This is one of the 52 terms in The Language of Cybersecurity published by XML Press in 2018 and the contributor for this term is Simon Puleo.
What is it?
The attack lifecycle or sequence of phases that malicious hackers use to exploit their targets.
Why is it important?
Cybersecurity professionals can create winning security and readiness programs by understanding the methods of their adversaries.
Why does a business professional need to know this?
Understanding the kill chain helps cybersecurity professionals detect an attacker’s perspective and helps business professionals understand the process that cybersecurity specialists use when investigating a breach.
Understanding each phase of the kill chain and how those phases relate to the IT landscape of your organization can help you develop the policies, controls, and preparations needed to defend against attacks.
The kill chain phases include the following:
- Reconnaissance: attackers discover information about their target using a combination of profiles and vulnerabilities.
- Infiltration: attackers weaponize the information to break into vulnerable systems, typically through network vulnerabilities or social engineering.
- Exploitation: after breaking in, attackers exploit their access and hunt for valuable targets, including email archives, credit card data, and customer records.
- Exfiltration: exfiltration is the process attackers use to capture and remove data. This can be done all at once or over a period of time.
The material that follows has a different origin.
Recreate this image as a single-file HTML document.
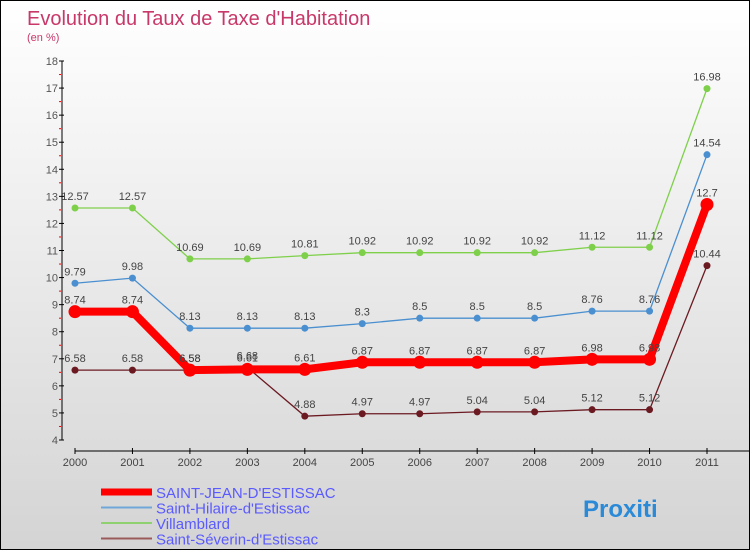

- Monetization or media release: criminals motivated by money typically sell data on the dark web to the highest bidder; those motivated for political reasons are more likely to deliver data directly to the media or
A good defensive practice is to map the kill chain to high-risk targets (for example an email archive), evaluate out how an attacker would go about stealing the archive and then put controls and policies in place to block a cybercriminal at each phase, effectively breaking the kill chain.